Can Fogo maintain its performance during peak hours?

I am no longer convinced by performance promises, I only trust peak hours, when a chain either holds its rhythm, or breaks in plain sight.

With Fogo, the focus is the ability to keep pace under load, not just fast when the road is empty, because peak hours are when real users and real flow show up together, I have watched too many chains post pretty TPS while finality stretches out, queues swell, transactions drop, and the crowd drifts from expectation to ridicule, it is truly ironic, trust can start collapsing from a few minutes of pending.
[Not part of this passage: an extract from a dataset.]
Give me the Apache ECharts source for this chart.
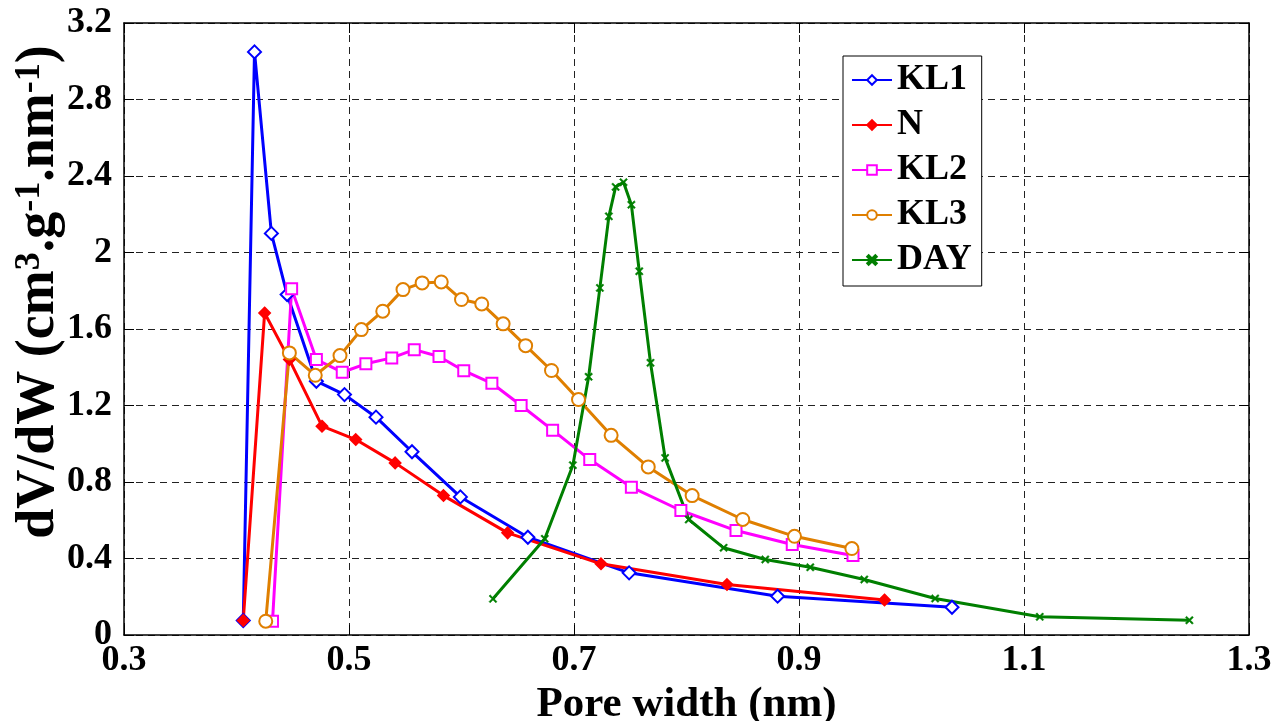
<!DOCTYPE html>
<html>
<head>
<meta charset="utf-8">
<script src="https://cdn.jsdelivr.net/npm/echarts@6/dist/echarts.min.js"></script>
<style>
html,body{margin:0;padding:0;background:#fff;}
#chart{width:1283px;height:721px;}
</style>
</head>
<body>
<div id="chart"></div>
<script>
// ---- data (pore width nm, dV/dW) ----
const kl1X = [0.406, 0.416, 0.431, 0.445, 0.471, 0.496, 0.524, 0.556, 0.599, 0.659, 0.749, 0.881, 1.036];
const kl1Y = [0.076, 3.049, 2.100, 1.780, 1.327, 1.257, 1.139, 0.958, 0.722, 0.511, 0.325, 0.203, 0.145];

const nX = [0.406, 0.425, 0.447, 0.476, 0.506, 0.541, 0.584, 0.641, 0.724, 0.836, 0.976];
const nY = [0.076, 1.684, 1.440, 1.092, 1.022, 0.900, 0.729, 0.534, 0.372, 0.264, 0.183];

const kl2X = [0.432, 0.449, 0.471, 0.494, 0.515, 0.538, 0.558, 0.580, 0.602, 0.627, 0.653, 0.681, 0.714, 0.751, 0.795, 0.844, 0.894, 0.948];
const kl2Y = [0.072, 1.811, 1.440, 1.374, 1.418, 1.449, 1.492, 1.456, 1.382, 1.316, 1.200, 1.071, 0.917, 0.773, 0.651, 0.546, 0.473, 0.416];

const kl3X = [0.426, 0.447, 0.470, 0.492, 0.511, 0.530, 0.548, 0.565, 0.582, 0.600, 0.618, 0.637, 0.657, 0.680, 0.704, 0.733, 0.766, 0.805, 0.850, 0.896, 0.947];
const kl3Y = [0.072, 1.475, 1.358, 1.461, 1.597, 1.693, 1.806, 1.841, 1.846, 1.754, 1.731, 1.627, 1.513, 1.383, 1.231, 1.044, 0.879, 0.729, 0.604, 0.516, 0.452];

const dayX = [0.628, 0.674, 0.699, 0.713, 0.723, 0.731, 0.737, 0.744, 0.751, 0.758, 0.768, 0.781, 0.802, 0.833, 0.870, 0.910, 0.958, 1.021, 1.114, 1.247];
const dayY = [0.189, 0.503, 0.888, 1.350, 1.815, 2.189, 2.343, 2.367, 2.250, 1.902, 1.423, 0.926, 0.604, 0.456, 0.395, 0.354, 0.290, 0.191, 0.095, 0.077];

const seriesNames = ['KL1', 'N', 'KL2', 'KL3', 'DAY'];
const xTicks = [0.3, 0.5, 0.7, 0.9, 1.1, 1.3];
const yTicks = [0, 0.4, 0.8, 1.2, 1.6, 2, 2.4, 2.8, 3.2];

// ---- chart ----
const FONT = "'Liberation Serif', 'Times New Roman', serif";
const pairs = (xs, ys) => xs.map((x, i) => [x, ys[i]]);
const X_SYM = 'path://M0,1.5L1.5,0L5,3.5L8.5,0L10,1.5L6.5,5L10,8.5L8.5,10L5,6.5L1.5,10L0,8.5L3.5,5Z';

const chart = echarts.init(document.getElementById('chart'), null, {renderer: 'canvas'});

const gridLine = {show: true, lineStyle: {color: '#222', width: 1, type: [7, 5]}};
const axisLine = {show: true, onZero: false, lineStyle: {color: '#000', width: 1.5}};
const tick = {show: true, inside: true, length: 10, lineStyle: {color: '#000', width: 1}};

function mk(name, xs, ys, color, symbol, size, extra) {
  return Object.assign({
    name: name, type: 'line', data: pairs(xs, ys),
    symbol: symbol, symbolSize: size, showAllSymbol: true,
    lineStyle: {color: color, width: 3},
    itemStyle: {color: color, borderColor: color, borderWidth: 2.5},
    emphasis: {disabled: true}, animation: false, z: 3
  }, extra || {});
}

chart.setOption({
  animation: false,
  backgroundColor: '#fff',
  grid: {left: 124, right: 34, top: 23, bottom: 86, containLabel: false, outerBoundsMode: 'none'},
  legend: {
    orient: 'vertical', left: 843, top: 56,
    padding: [6, 10, 8, 8], itemGap: 9, itemWidth: 40, itemHeight: 12,
    backgroundColor: '#fff', borderColor: '#000', borderWidth: 1, borderRadius: 0,
    data: seriesNames,
    textStyle: {fontFamily: FONT, fontWeight: 'bold', fontSize: 36, color: '#000', lineHeight: 36}
  },
  xAxis: [{
    type: 'value', min: xTicks[0], max: xTicks[xTicks.length - 1], interval: 0.2,
    axisLine: axisLine, axisTick: tick, splitLine: gridLine,
    axisLabel: {fontFamily: FONT, fontWeight: 'bold', fontSize: 36, color: '#000', margin: 8,
      formatter: v => String(+v.toFixed(1))},
    name: 'Pore width (nm)', nameLocation: 'middle', nameGap: 48, nameMoveOverlap: false,
    nameTextStyle: {fontFamily: FONT, fontWeight: 'bold', fontSize: 43, color: '#000'}
  }, {
    type: 'value', position: 'top', min: xTicks[0], max: xTicks[xTicks.length - 1], interval: 0.2,
    axisLine: axisLine, axisTick: tick, splitLine: {show: false}, axisLabel: {show: false}
  }],
  yAxis: [{
    type: 'value', min: yTicks[0], max: yTicks[yTicks.length - 1], interval: 0.4,
    axisLine: axisLine, axisTick: tick, splitLine: gridLine,
    axisLabel: {fontFamily: FONT, fontWeight: 'bold', fontSize: 36, color: '#000', margin: 12,
      formatter: v => String(+v.toFixed(1))},
    name: '{t|dV/dW (cm}{s|3}{t|.g}{s|-1}{t|.nm}{s|-1}{t|)}',
    nameLocation: 'middle', nameGap: 58, nameRotate: 90, nameMoveOverlap: false,
    nameTextStyle: {
      padding: [0, 0, 0, 74],
      rich: {
        t: {fontFamily: FONT, fontWeight: 'bold', fontSize: 54, color: '#000', lineHeight: 54, verticalAlign: 'bottom'},
        s: {fontFamily: FONT, fontWeight: 'bold', fontSize: 36, color: '#000', lineHeight: 36, verticalAlign: 'top', padding: [0, 0, 22, 0]}
      }
    }
  }, {
    type: 'value', position: 'right', min: yTicks[0], max: yTicks[yTicks.length - 1], interval: 0.4,
    axisLine: axisLine, axisTick: tick, splitLine: {show: false}, axisLabel: {show: false}
  }],
  series: [
    mk('KL1', kl1X, kl1Y, '#0000ff', 'emptyDiamond', 13),
    mk('N', nX, nY, '#ff0000', 'diamond', 10),
    mk('KL2', kl2X, kl2Y, '#ff00ff', 'emptyRect', 11),
    mk('KL3', kl3X, kl3Y, '#df7f00', 'emptyCircle', 13),
    mk('DAY', dayX, dayY, '#007f00', X_SYM, 8, {itemStyle: {color: '#007f00', borderColor: '#007f00', borderWidth: 0.5}})
  ]
});
</script>
</body>
</html>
Compared with systems that chase throughput at any cost, I think Fogo leans into operational discipline, managing the flow right at the entry gate so the queue does not explode, classifying demand, constraining transaction patterns that tend to create state conflicts, and routing the rest through a cleaner execution path, then at the execution layer, reducing collisions so transactions that do not touch the same state can run in parallel, and when spikes hit, latency does not rise in a cascading way.

Real performance always reveals itself in peak hour data, block time, finality, TPS by hour, dropped transaction rate, queue depth, node health, and how the team intervenes when spikes happen, perhaps Fogo only needs to let the numbers speak.

What impressed me is that $FOGO emphasizes keeping a stable rhythm when it is busiest, instead of only trying to prove it is the fastest when everything is quiet.